Small businesses had the capacity to create massive employment opportunities as South East Asia and South America had already demonstrated. Entrepreneurship covered small medium and macro enterprises, larger ventures and individualism, while in the African context it also embraced co-operatives.

However, the Global Entrepreneur Monitor Report 2014 showed South Africa’s total entrepreneurship activity as a percentage of gross domestic product (GDP) dropped to 6.97 percent in 2014 form 10.6 percent in 2013. The number of adults in entrepreneurial ventures dropped to 2.68 percent (2013: 2.9 percent)

Kaseeram said to meet South Africa’s GDP targets, 14 percent of economic activities should come from entrepreneurial ventures with 4.5 percent of adults being engaged in these initiatives. If the country was operating at the 14 percent required, the average South African household income would rise by R5 000 annually. Currently the country had six billionaires, 87 centi-millionaires and 46 800 dollar millionaires with the bulk of this held by white or Indian South Africans. Correspondingly, the majority of poor citizens were black.

Into this context Kaseeram said that entrepreneurship could be trained at universities, but there had to be a balance between science (theory) and arts (practical).

Taking that to a practical level, Durban University of Technology (DUT) vice-chancellor Ahmed Bawa said the university was accepting its role as being an engine for entrepreneurship and DUT was providing opportunities for graduates to balance theory and practical.

“They cannot leave the institution with just ideas, but also need the ability to apply them. This means creating eco-systems of entrepreneurship at DUT,” he said.

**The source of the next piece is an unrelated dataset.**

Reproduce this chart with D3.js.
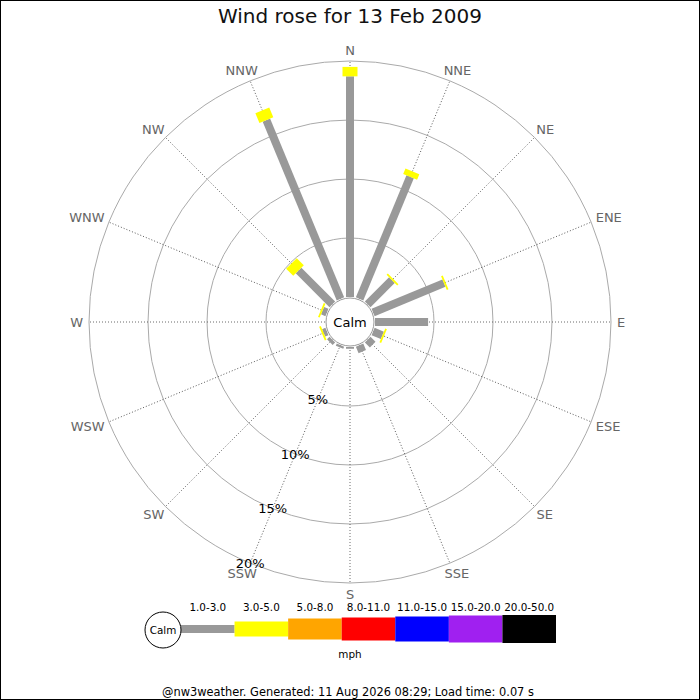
<!DOCTYPE html>
<html>
<head>
<meta charset="utf-8">
<script src="https://cdn.jsdelivr.net/npm/d3@7"></script>
<style>
  body { margin: 0; background: #fff; }
  svg { display: block; font-family: 'DejaVu Sans', sans-serif; }
</style>
</head>
<body>
<svg id="chart"></svg>
<script>
// Wind directions, clockwise from north
const directions = ['N', 'NNE', 'NE', 'ENE', 'E', 'ESE', 'SE', 'SSE',
  'S', 'SSW', 'SW', 'WSW', 'W', 'WNW', 'NW', 'NNW'];

// Percent of time per direction for each speed band (mph)
const pct1to3 = [18.7, 11.2, 2.9, 6.5, 4.5, 0.85, 0.6, 0.6,
  0.15, 0.2, 0.3, 0.3, 0, 0.4, 4.05, 16.4];
const pct3to5 = [0.8, 0.5, 0.15, 0.15, 0, 0.15, 0, 0,
  0, 0, 0, 0.15, 0, 0.15, 0.85, 0.9];

const speedBands = ['1.0-3.0', '3.0-5.0', '5.0-8.0', '8.0-11.0', '11.0-15.0', '15.0-20.0', '20.0-50.0'];
const ringTicks = [5, 10, 15, 20];

const title = 'Wind rose for 13 Feb 2009';
const footer = '@nw3weather. Generated: 11 Aug 2026 08:29; Load time: 0.07 s';

// styling per band
const bandColors = ['#999999', '#ffff00', '#ffa500', '#ff0000', '#0000ff', '#a020f0', '#000000'];
const bandWidths = [8, 15, 21, 23, 25, 27, 28];

const W = 700, H = 700;
const cx = 350, cy = 322;

const svg = d3.select('#chart')
  .attr('width', W)
  .attr('height', H);

svg.append('rect')
  .attr('x', 0.5).attr('y', 0.5)
  .attr('width', W - 1).attr('height', H - 1)
  .style('fill', '#fff')
  .style('stroke', '#000');

svg.append('text')
  .attr('x', W / 2)
  .attr('y', 15.5)
  .attr('dy', '.35em')
  .style('text-anchor', 'middle')
  .style('font-size', '20px')
  .style('fill', '#111')
  .text(title);

// radial scale: percent -> pixels
const r = d3.scaleLinear().domain([0, 20]).range([25, 261]);
const angle = d3.scalePoint().domain(directions).range([0, 337.5]);
const rad = d => angle(d) * Math.PI / 180;

const g = svg.append('g')
  .attr('transform', `translate(${cx},${cy})`);

// rings
g.selectAll('.ring')
  .data(ringTicks)
  .enter().append('circle')
  .attr('class', 'ring')
  .attr('r', d => r(d))
  .style('fill', 'none')
  .style('stroke', '#aaa')
  .style('stroke-width', 1);

// spokes
g.selectAll('.spoke')
  .data(directions)
  .enter().append('line')
  .attr('class', 'spoke')
  .attr('transform', d => `rotate(${angle(d)})`)
  .attr('x1', 0).attr('y1', -r(0))
  .attr('x2', 0).attr('y2', -r(20))
  .style('stroke', '#444')
  .style('stroke-width', 0.8)
  .style('stroke-dasharray', '1,2');

// direction labels, pushed outward from the outer ring by their own size
const rOut = r(20);
g.selectAll('.dir')
  .data(directions)
  .enter().append('text')
  .attr('class', 'dir')
  .attr('dy', '.35em')
  .style('text-anchor', 'middle')
  .style('font-size', '13px')
  .style('fill', '#666')
  .text(d => d)
  .each(function (d) {
    const w = this.getComputedTextLength();
    const s = Math.sin(rad(d)), c = Math.cos(rad(d));
    d3.select(this)
      .attr('x', rOut * s + s * (w / 2 + 6))
      .attr('y', -rOut * c - c * 11);
  });

// stacked bars
const series = [pct1to3, pct3to5];
directions.forEach((dir, i) => {
  let start = 0;
  series.forEach((s, b) => {
    const v = s[i];
    if (v <= 0) return;
    const end = start + v;
    g.append('rect')
      .attr('transform', `rotate(${angle(dir)})`)
      .attr('x', -bandWidths[b] / 2)
      .attr('y', -r(end))
      .attr('width', bandWidths[b])
      .attr('height', r(end) - r(start))
      .style('fill', bandColors[b]);
    start = end;
  });
});

// calm circle
g.append('circle')
  .attr('r', 24)
  .style('fill', '#fff')
  .style('stroke', '#999')
  .style('stroke-width', 1);
g.append('text')
  .attr('y', 0)
  .attr('dy', '.35em')
  .style('text-anchor', 'middle')
  .style('font-size', '13px')
  .style('fill', '#000')
  .text('Calm');

// percent labels along SSW
g.selectAll('.pct')
  .data(ringTicks)
  .enter().append('text')
  .attr('class', 'pct')
  .attr('x', d => r(d) * Math.sin(rad('SSW')))
  .attr('y', d => -r(d) * Math.cos(rad('SSW')))
  .attr('dy', '.35em')
  .style('text-anchor', 'middle')
  .style('font-size', '13px')
  .style('fill', '#000')
  .text(d => d + '%');

// legend
const lx = d3.scaleBand().domain(speedBands).range([181, 556]);
const ly = 629;
const legend = svg.append('g');

legend.selectAll('.lbar')
  .data(speedBands)
  .enter().append('rect')
  .attr('class', 'lbar')
  .attr('x', d => lx(d))
  .attr('y', (d, i) => ly - bandWidths[i] / 2)
  .attr('width', lx.bandwidth())
  .attr('height', (d, i) => bandWidths[i])
  .style('fill', (d, i) => bandColors[i]);

legend.selectAll('.llab')
  .data(speedBands)
  .enter().append('text')
  .attr('class', 'llab')
  .attr('x', d => lx(d) + lx.bandwidth() / 2)
  .attr('y', 607)
  .attr('dy', '.35em')
  .style('text-anchor', 'middle')
  .style('font-size', '10.4px')
  .style('fill', '#000')
  .text(d => d);

legend.append('circle')
  .attr('cx', 163).attr('cy', 630)
  .attr('r', 18)
  .style('fill', '#fff')
  .style('stroke', '#000');
legend.append('text')
  .attr('x', 163).attr('y', 630)
  .attr('dy', '.35em')
  .style('text-anchor', 'middle')
  .style('font-size', '10.4px')
  .text('Calm');

legend.append('text')
  .attr('x', 350).attr('y', 654)
  .attr('dy', '.35em')
  .style('text-anchor', 'middle')
  .style('font-size', '10.4px')
  .text('mph');

svg.append('text')
  .attr('x', 348).attr('y', 692)
  .attr('dy', '.35em')
  .style('text-anchor', 'middle')
  .style('font-size', '11.4px')
  .style('fill', '#000')
  .text(footer);
</script>
</body>
</html>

Several entrepreneurial projects within the institution included the workspace initiative that saw students operating businesses (all the university’s business cards are printed by students as an example); the software factory, health clinics and toy factory. Bawa did not elaborate on the last three elements.

“We must be completely absorbed by the challenge to understand if our products (graduates) are what the world wants while being aware South Africa has a very high unemployment rate. This is not a sustainable situation and it is not a good solution to think the government will create jobs- that is the role for a new generation of entrepreneurs,”Bawa said.

However, the university did not operate as an island and it was critical for there to be interaction between the city and educational institutions. Cities had to be increasingly technology-sensitive such that the youth could understand technology was not something happening in laboratories, but in their everyday lives.

Mangosuthu University of Technology vice-chancellor Mashupye Kgaphola said the fact million Africans would be urbanised by 2016 was both challenging and rewarding. It placed significant pressure on urban living space and infrastructure, but also created the environment for opportunities and innovations to flourish.

“Universities are grappling with the challenge in being part of the solution to unemployment,” he said.

Traditionally this had been achieved by “tinkering” with the curriculum, but Kgaphola said tertiary institutions were realising this approach was no longer working. The answer lay in creating “a new cadre of graduates”.

“We need to recognise mistakes are the opportunities to learn something new,” he said.